EDIT: Acknowledging that there is guidance in the Docker Runner to ensure that the MTU is appropriately set. I am reasonably sure that the default MTU for k3s is 1500 (as per here), and furthermore I would have expected failures due to this to have occurred earlier than when attempting to contact pypi.org (for instance, when git cloneing)

EDIT2: Also confirming that, with a shell to the dind container with kubectl exec -it ..., I’m able to curl https://pypi.org/simple/flask (after apk add curl). I wasn’t able to get a shell on the drone-runner container because ...exec: "sh": executable file not found in $PATH...

@scubbo I would look more into the MTU.

Recently we saw similar problems when creating an environment for a workshop. You may have to set com.docker.network.driver.mtu as we did here: drag-stack/drone-runner-docker-app.yaml at 3c7a3e846e802add00cfb3bcbbeef79738e0f7df · harness-apps/drag-stack · GitHub

The docker runner creates its own temporary docker networks, those networks must have a smaller, or equal MTU compared to the outer network layer(s).

We set it to 1410 drag-stack/values.yaml at 3c7a3e846e802add00cfb3bcbbeef79738e0f7df · harness-apps/drag-stack · GitHub

I attempted to document MTU here charts/install.md at master · drone/charts · GitHub

Let me know if you feel it can be improved.

No luck, unfortunately - I’ve set MTU=1450 in the 3 locations (dind.commandArgs, DRONE_RUNNER_NETWORK_OPTS, and settings.mtu in the .drone.yml), having confirmed with ip addr | grep mtu that all networks on the host have MTU 1500, but still getting the same error.

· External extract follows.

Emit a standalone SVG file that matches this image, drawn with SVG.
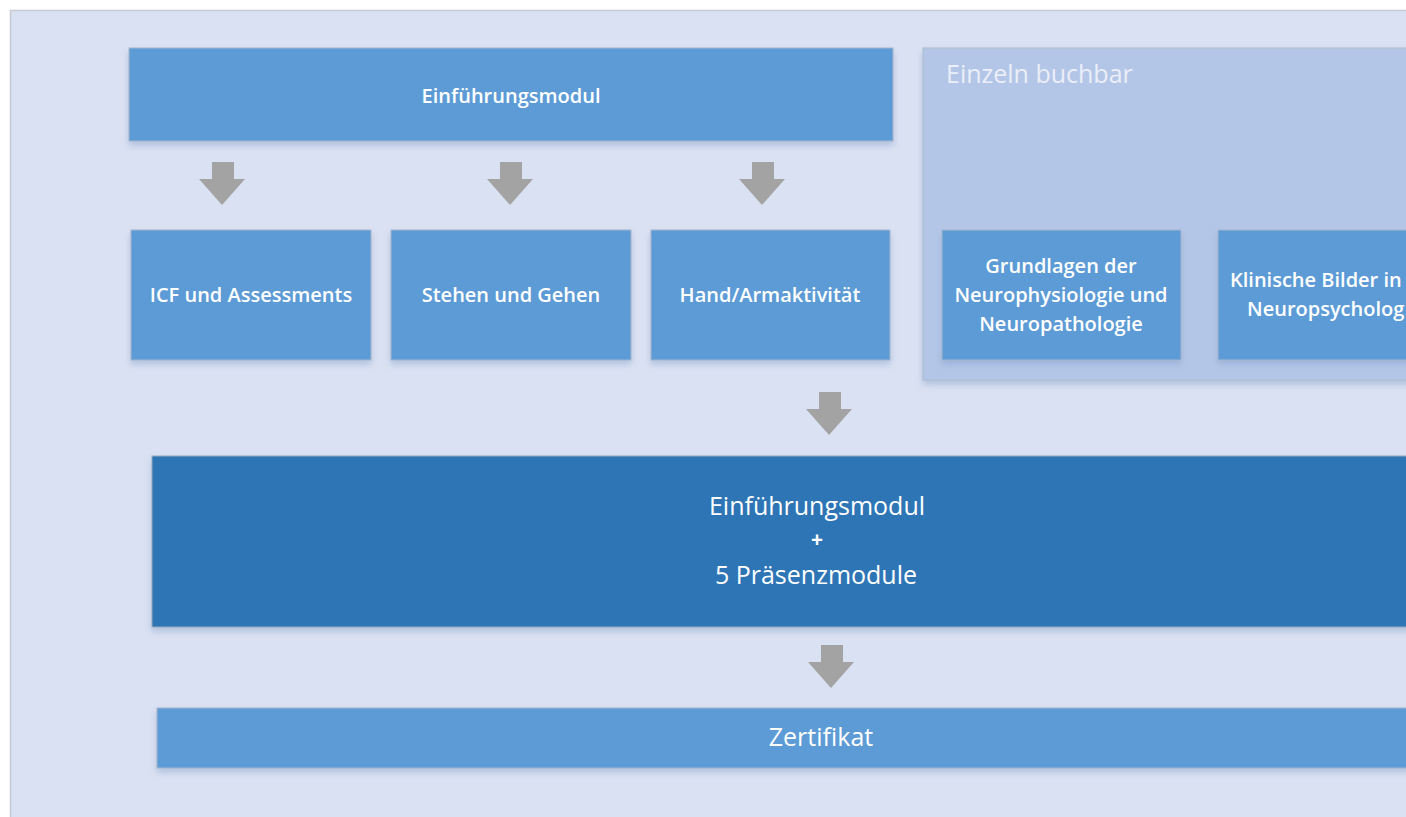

WHOOPS, my bad - turns out I’d incorrectly set the MTU in my pipeline as:

steps:
  - name: step-name
    image: plugins/docker
    settings:
      registry: ...
      repo: ...
      ...
      settings:
        mtu: 1450

That is - I added an extra (unnecessary) level of nesting named settings. I fixed that, and all’s well!